Michael Lwin, a research fellow at Georgetown University, recently traveled to Myanmar to research Burmese law, culture and religion. In this second post from his trip, he writes about next year’s elections.
I was sitting in a taxi with a middle-aged Burmese man, driving through central Yangon. We were discussing Burmese history from the Thirty Comrades to the protests of 1988. Then, when I mentioned the recent high-profile meetings between U.S. officials and the Burmese government, he summarized present-day issues for the Burmese people.
“The people…we just want to be free. Young boys, young girls, they have to work two or three jobs just to have enough to eat. They work jobs they don’t want to work…the girls have to work at karaoke bars [where they have to feign interest in male customers] just to get some spending money.”
To say that Myanmar is a troubled country is to make a gross understatement. Myanmar ranked third to last in Transparency International’s most recent annual Corruption Perceptions Index (CPI), just ahead of Afghanistan and Somalia but behind Sudan and Iraq. The Internal Displacement Monitoring Centre (IDMC) estimates that at least 451,000 people are internally displaced in Myanmar.
The State Department’s 2008 Human Rights Report on Myanmar listed multiple violations by the government, including indefinite detention without charges, attacks on ethnic minorities and infringements on civil liberties.
Last year, the ruling junta published a new constitution which creates a bicameral national legislative body along with state and local legislatures. Elections will be held for these seats next year. Many dismiss this as mere window-dressing to further legitimize the junta. Still, some of the provisions of the new constitution appear to provide, at least on paper, significant opportunities for civilian participation in government.
The new national legislature has the potential to allow popularly elected civilians to have unprecedented control over policy. For example, according to Section 96 of the new constitution, the legislature has the power to regulate commerce, labor organizations, taxation, and civil and criminal laws. The President has the ability to make comments and suggest amendments to the bill, though the constitution appears to be silent on whether the President has veto power.
Even though at least 25 percent of the total seats in the legislature must be occupied by military personnel, this still opens up legislative participation significantly.
Yet the Commander-in-Chief of the military retains significant powers, including the ability to declare a state of emergency and with it attain full executive, legislative, and judicial powers and the ability to suspend fundamental rights. The constitution does not mention the possibility of removal of the Commander-in-Chief.
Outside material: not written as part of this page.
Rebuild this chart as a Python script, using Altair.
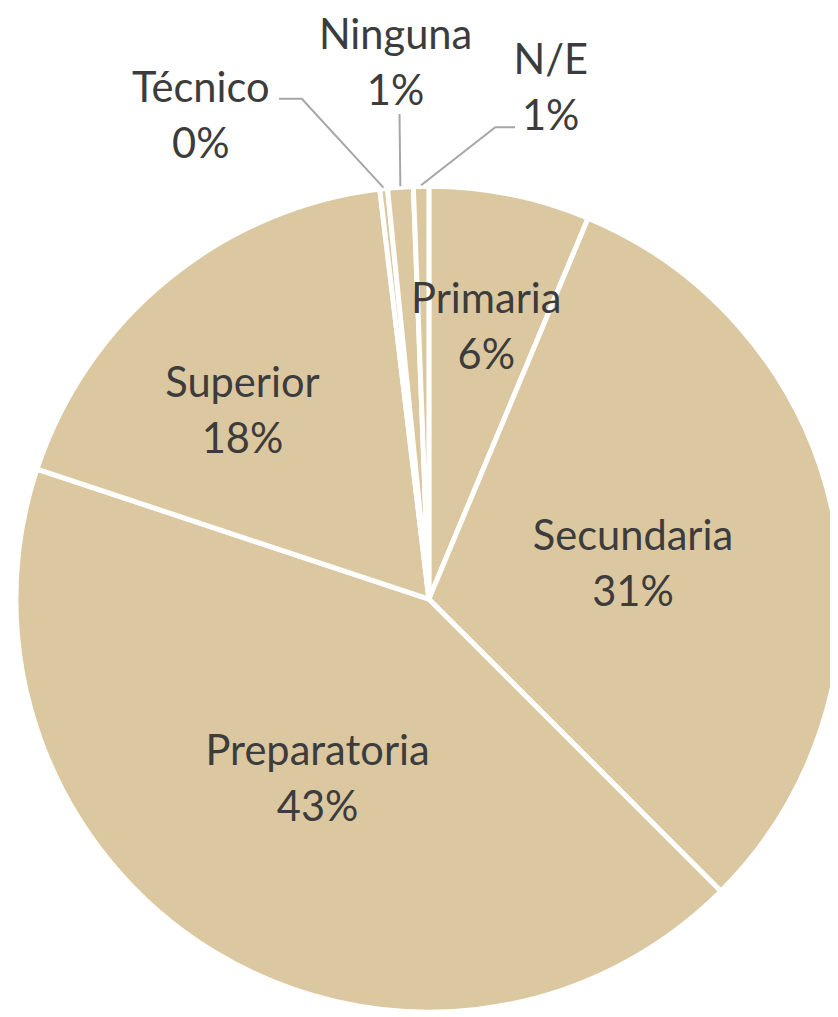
import math
import altair as alt
import pandas as pd

# ---- data ----
categories = ["Primaria", "Secundaria", "Preparatoria", "Superior", "Técnico", "Ninguna", "N/E"]
values = [6.3, 31.2, 42.6, 18.0, 0.3, 1.0, 0.6]

# ---- layout / style ----
W, H = 830, 1009
CX, CY = 425, 592          # pie centre inside the view
R = 417                    # outer radius
FILL = "#DCC8A0"
TEXT = "#3C3C3C"
LEADER = "#A6A6A6"
FONT = "Lato"
FS = 42

# label placement: (angle shift from slice mid-angle in degrees, radius)
label_pos = {
    "Primaria": (0.6, 280),
    "Secundaria": (1.5, 209),
    "Preparatoria": (0.0, 214),
    "Superior": (-5.6, 267),
    "Técnico": (-19.0, 539),
    "Ninguna": (0.4, 542),
    "N/E": (14.5, 530),
}
# leader lines: elbow offset from label centre and horizontal tail
leader_pos = {
    "Técnico": (102, -18, -23),
    "Ninguna": (4, 51, 0),
    "N/E": (-56, 39, 20),
}

total = sum(values)
rows, lrows = [], []
cum = 0.0
for i, (c, v) in enumerate(zip(categories, values)):
    mid = (cum + v / 2) / total * 360.0
    cum += v
    shift, r = label_pos[c]
    a = math.radians(mid + shift)
    lx = CX + r * math.sin(a)
    ly = CY - r * math.cos(a)
    rows.append({"cat": c, "value": v, "idx": i, "lx": lx, "ly": ly,
                 "pct": f"{round(v / total * 100)}%"})
    if c in leader_pos:
        ex, ey, tail = leader_pos[c]
        am = math.radians(mid)
        sx = CX + (R + 1) * math.sin(am)
        sy = CY - (R + 1) * math.cos(am)
        pts = [(sx, sy), (lx + ex, ly + ey), (lx + ex + tail, ly + ey)]
        for k, (px, py) in enumerate(pts):
            lrows.append({"cat": c, "seq": k, "px": px, "py": py})

df = pd.DataFrame(rows)
ldf = pd.DataFrame(lrows)

arc = alt.Chart(df).mark_arc(outerRadius=R, stroke="white", strokeWidth=5, fill=FILL).encode(
    theta=alt.Theta("value:Q", stack=True),
    order=alt.Order("idx:Q"),
    x=alt.value(CX),
    y=alt.value(CY),
)

leaders = alt.Chart(ldf).mark_line(color=LEADER, strokeWidth=2).encode(
    x=alt.X("px:Q", scale=None, axis=None),
    y=alt.Y("py:Q", scale=None, axis=None),
    detail="cat:N",
    order="seq:Q",
)

names = alt.Chart(df).mark_text(font=FONT, fontSize=FS, color=TEXT, baseline="middle", dy=-28).encode(
    x=alt.X("lx:Q", scale=None, axis=None),
    y=alt.Y("ly:Q", scale=None, axis=None),
    text="cat:N",
)
pcts = alt.Chart(df).mark_text(font=FONT, fontSize=FS, color=TEXT, baseline="middle", dy=29).encode(
    x=alt.X("lx:Q", scale=None, axis=None),
    y=alt.Y("ly:Q", scale=None, axis=None),
    text="pct:N",
)

chart = alt.layer(arc, leaders, names, pcts).properties(
    width=W, height=H, padding=0,
    autosize=alt.AutoSizeParams(type="none"),
).configure_view(stroke=None)

chart.save("out.html", embed_options={"renderer": "svg", "actions": False})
According to the 2008 constitution, there can only be three presidential candidates in a given election; each house of the bicameral legislature selects one candidate, and the military (Tatmadaw) selects a third. But there are several limitations on who can run for president. Persons who have served time in prison cannot be candidates, which disqualifies many political dissidents.
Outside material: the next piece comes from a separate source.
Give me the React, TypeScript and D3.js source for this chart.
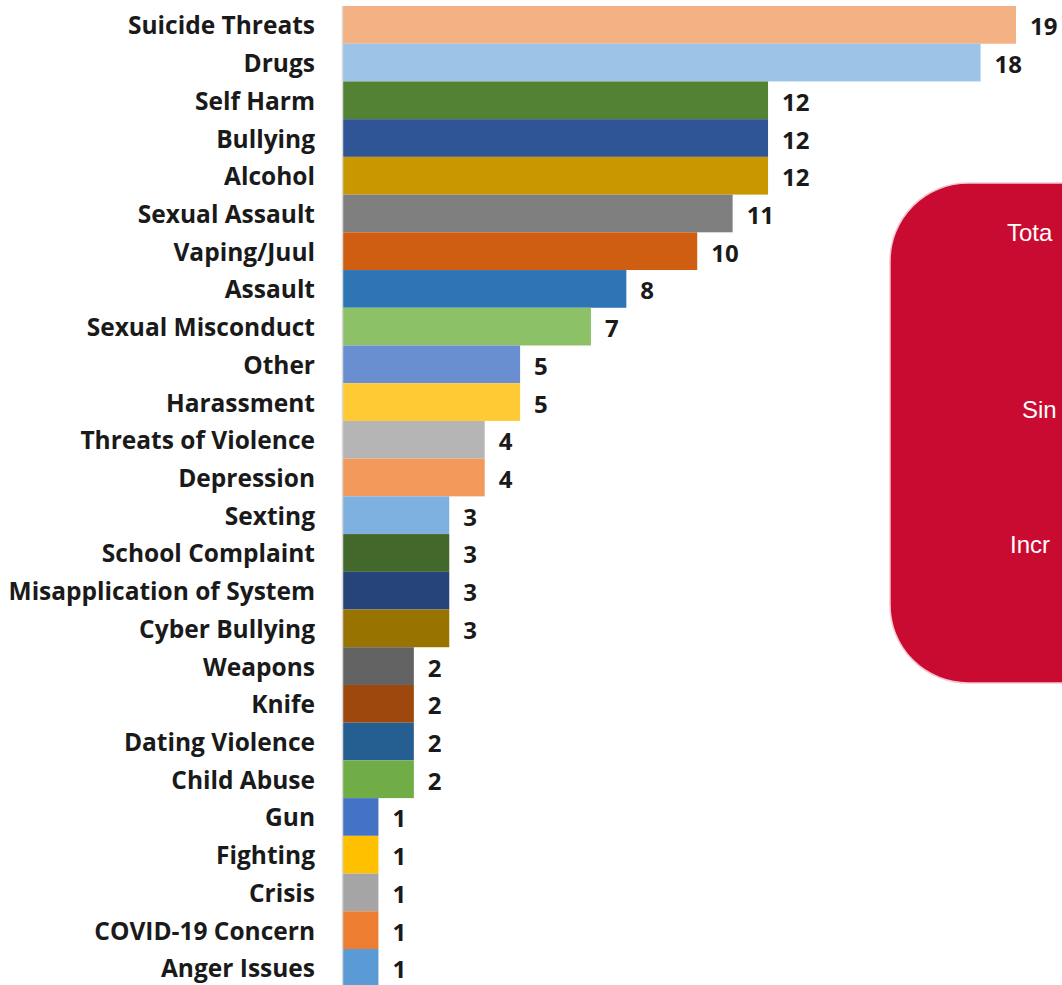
import React, { useEffect, useRef } from 'react';
import * as d3 from 'd3';

const categories = [
  'Suicide Threats', 'Drugs', 'Self Harm', 'Bullying', 'Alcohol', 'Sexual Assault',
  'Vaping/Juul', 'Assault', 'Sexual Misconduct', 'Other', 'Harassment',
  'Threats of Violence', 'Depression', 'Sexting', 'School Complaint',
  'Misapplication of System', 'Cyber Bullying', 'Weapons', 'Knife',
  'Dating Violence', 'Child Abuse', 'Gun', 'Fighting', 'Crisis',
  'COVID-19 Concern', 'Anger Issues',
];

const counts = [19, 18, 12, 12, 12, 11, 10, 8, 7, 5, 5, 4, 4, 3, 3, 3, 3, 2, 2, 2, 2, 1, 1, 1, 1, 1];

const barColors = [
  '#F4B183', '#9DC3E6', '#548235', '#2F5597', '#C99700', '#7F7F7F',
  '#CF5E12', '#2E75B6', '#8DC168', '#6A8FD0', '#FFCA33',
  '#B5B5B5', '#F29A5B', '#7EB1E0', '#43682B',
  '#264478', '#997300', '#636363', '#9E480E',
  '#255E91', '#70AD47', '#4472C4', '#FFC000', '#A5A5A5',
  '#ED7D31', '#5B9BD5',
];

// callout text, only the part that is visible inside the page
const boxLines = ['Tota', 'Sin', 'Incr'];

export default function App() {
  const svgRef = useRef<SVGSVGElement | null>(null);
  const width = 1062;
  const height = 985;

  useEffect(() => {
    const svg = d3.select(svgRef.current);
    svg.selectAll('*').remove();

    const y = d3.scaleBand<string>()
      .domain(categories)
      .range([6, 6 + categories.length * 37.72])
      .padding(0);

    const x = d3.scaleLinear().domain([0, 19]).range([343, 1016]);

    const rows = categories.map((c, i) => ({ c, v: counts[i], color: barColors[i] }));
    const font = '"Open Sans", Lato, sans-serif';

    // bars
    svg.append('g')
      .selectAll('rect')
      .data(rows).enter().append('rect')
      .attr('x', x(0))
      .attr('y', d => y(d.c)!)
      .attr('width', d => x(d.v) - x(0))
      .attr('height', y.bandwidth())
      .attr('fill', d => d.color);

    // axis line
    svg.append('line')
      .attr('x1', x(0) - 0.5).attr('x2', x(0) - 0.5)
      .attr('y1', 6).attr('y2', height)
      .attr('stroke', '#d9d9d9')
      .attr('stroke-width', 1.5);

    // category labels
    svg.append('g')
      .selectAll('text')
      .data(rows).enter().append('text')
      .attr('x', 315)
      .attr('y', d => y(d.c)! + y.bandwidth() / 2)
      .attr('text-anchor', 'end')
      .attr('dominant-baseline', 'central')
      .attr('font-family', font)
      .attr('font-weight', 700)
      .attr('font-size', 24.5)
      .attr('fill', '#1a1a1a')
      .text(d => d.c);

    // value labels
    svg.append('g')
      .selectAll('text')
      .data(rows).enter().append('text')
      .attr('x', d => x(d.v) + 14)
      .attr('y', d => y(d.c)! + y.bandwidth() / 2 + 1)
      .attr('dominant-baseline', 'central')
      .attr('font-family', font)
      .attr('font-weight', 700)
      .attr('font-size', 24)
      .attr('fill', '#1a1a1a')
      .text(d => d.v);

    // red callout box
    const box = svg.append('g');
    box.append('rect')
      .attr('x', 890).attr('y', 183)
      .attr('width', 300).attr('height', 500)
      .attr('rx', 78).attr('ry', 78)
      .attr('fill', '#CA0B31')
      .attr('stroke', '#f4c6cf')
      .attr('stroke-width', 1.5);

    const lineY = [232, 409, 544];
    const lineX = [1007, 1022, 1010];
    box.selectAll('text')
      .data(boxLines).enter().append('text')
      .attr('x', (_, i) => lineX[i])
      .attr('y', (_, i) => lineY[i])
      .attr('dominant-baseline', 'central')
      .attr('font-family', '"Liberation Sans", Arial, sans-serif')
      .attr('font-size', 24)
      .attr('fill', '#ffffff')
      .text(d => d);
  }, []);

  return (
    <div style={{ position: 'absolute', left: 0, top: 0, width, height, overflow: 'hidden' }}>
      <svg ref={svgRef} width={width} height={height} style={{ display: 'block', background: '#ffffff' }} />
    </div>
  );
}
Also, Buddhist monks are not allowed to run for legislative office. Some commentators have argued that this is malicious disenfranchisement stemming from the monks’ participation in the Saffron Revolution of 2007 — although many Buddhist intellectuals believe that monks should not be political.
Notably, persons cannot run for office who have a parent, spouse or child who owes allegiance to a foreign power, is a subject to a foreign power or is a citizen of a foreign country. This impacts Burma’s most famous dissident, Aung Sun Suu Kyi. While some commentators assert that Nobel laureate Suu Kyi’s marriage to British academic Michael Aris excludes her from the elections, this is probably inaccurate.
Michael Aris died in 1999, meaning that currently Suu Kyi has no spouse. However, if Myanmar adheres to the 2008 constitution, she would be disqualified for another reason. Suu Kyi has two sons (Kim and Alexander) who reside in the United Kingdom and are British citizens.
Suu Kyi, who has been in detention for most of the last two decades, will still be under house arrest at the time of the elections, although the Burmese Supreme Court has agreed to her an appeal.
In support of Suu Kyi and her party, the National League for Democracy (NLD), — which scored a runaway victory in the 1990 general election but was not allowed to take office — the U.S. government has isolated the military junta for two decades with little result.
The Obama administration now is trying out a different tack: engagement with the junta — spearheaded by U.S. Senator Jim Webb. Recently Suu Kyi changed her position on sanctions as well, in a sign she too may be modifying her strategy.
Meanwhile in the newly-built capital of Naypyidaw the Parliament building looks like it will be completed in time for the 2010 elections. Last month, I saw workers scrambling to lay down asphalt from the public street to the Parliament, on long roads that are now only adumbrated dirt paths.
Only time will tell what – if anything — Parliament’s new civilian representatives will be able to accomplish after next year’s elections – and whether the citizens of Burma will be any better off.